The article from IEEE Spectrum argues that the next big leap for AI isn’t more data, but richer, interactive environments that let agents learn by trial and error.
Historically, AI advanced by training on massive datasets, such as text, images, and code, to spot patterns. That taught models to predict, but didn’t prepare them to act in messy, unpredictable real-world settings. Today’s “reinforcement-learning (RL) environments,” virtual or simulated worlds resembling real tasks, give AI space to experiment, fail, and refine strategies.
In such environments, an AI agent can face the kinds of unpredictability that define real software, physical, or social systems: messy codebases, broken links on the web, unexpected input formats, or complex operational workflows. Only by learning to handle those hiccups can AI move from brittle pattern-matching to robust, adaptive competence.

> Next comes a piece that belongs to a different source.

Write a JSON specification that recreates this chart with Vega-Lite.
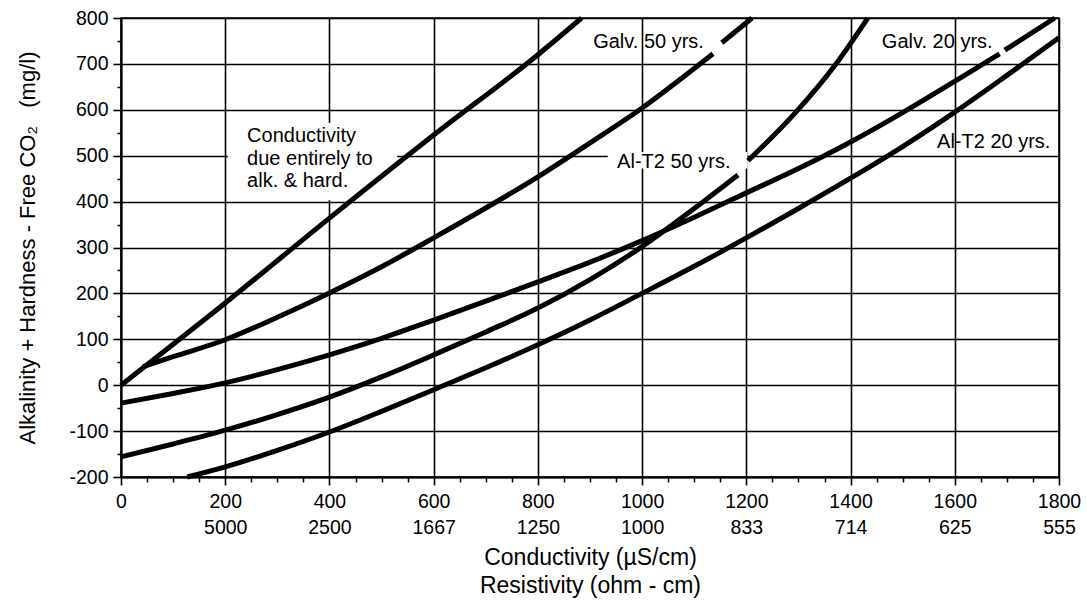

The article discusses examples: simulated coding sandboxes where AI debugs and tests code, browser-like environments where agents navigate login walls and pop-ups, and secure simulators used by governments or enterprises to train AI for high-stakes decisioning, from disaster relief planning to supply-chain operations, without real-world risks.
According to the authors, the bottleneck for AI’s next stage is no longer data or compute: it’s building environments that are rich, realistic, and broad enough to expose AI to the full messy range of real-world problems.
RL environments mark a shift, from training AI to predict to training it to act. By letting agents perform, fail, and learn in realistic but safe settings, these environments could deliver AI systems capable of reliably working in the unpredictable world humans inhabit.